Nasce così l’epica contemporanea di Rovegan, con un testo che procede a ritmo incalzante e onnivoro, passando dal registro della fiaba a quello del documentario scientifico: l’eco delle opere di Brecht e della recitazione «straniata» dell’attore che non deve immedesimarsi in alcun modo nella parte funziona e innesca un potente meccanismo narrativo.

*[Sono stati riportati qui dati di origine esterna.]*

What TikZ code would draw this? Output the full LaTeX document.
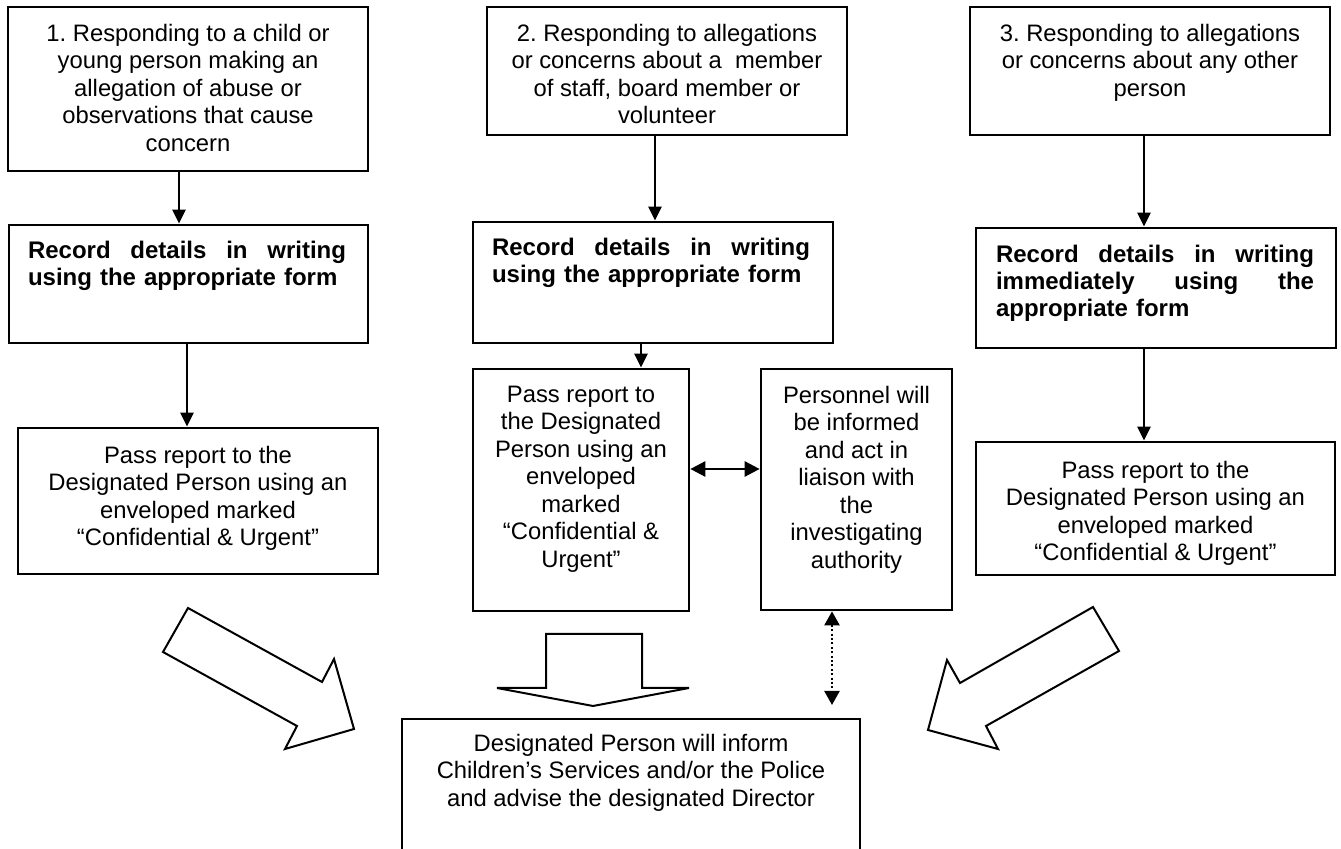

Mihaela Teleoaca interpreta Mioara, mentre Valentina Zaharia e Silvana Negrutiu, alternano i loro ruoli – da figlie o anziana madre con voci belanti a dispotica «signora» italiana, a impersonale voce fuori campo che informa sull’etologia della Capra dei Carpazi. Attraverso la fiaba e una serie di espedienti narrativi Catinca riesce a mettere in scena «il miscuglio di emozioni che centinaia di migliaia di migranti economiche romene e moldave sperimentano, così spesso divise tra adesione a modelli culturali tradizionali e attrazione verso più emancipati modi di essere donna». Il titolo stesso del lavoro ama giocare con le parole ed echeggia la frivola moda del cibo vegano, segno di un Occidente sofisticato, di contro all’esigenza ancora primordiale di mamma capra.

SCRITTO PER IL TEATRO
Oltre agli scritti di Liliana Nechita, Catinca ha utilizzato anche la ricerca sul campo condotta con l’equipe dell’antropologa Alexandra Dinca nella regione di Vaslui e nell’ultimo atto cedono i confini tra finzione e realtà. Il fotogramma rimasto fino a quel momento come fondale fisso prende ad animarsi e a condurre il pubblico nei luoghi fisici e a incontrare i protagonisti reali.
Qui però Catinca ci mette in guardia: «Rovegan è anzitutto un lavoro teatrale e come tale deve essere accolto, al di là dell’urgenza del fenomeno osservato. Quello che mi interessava era costruire un mondo innervato dalla vita vera ma appartenente alla dimensione astratta dell’arte: sono una drammaturga».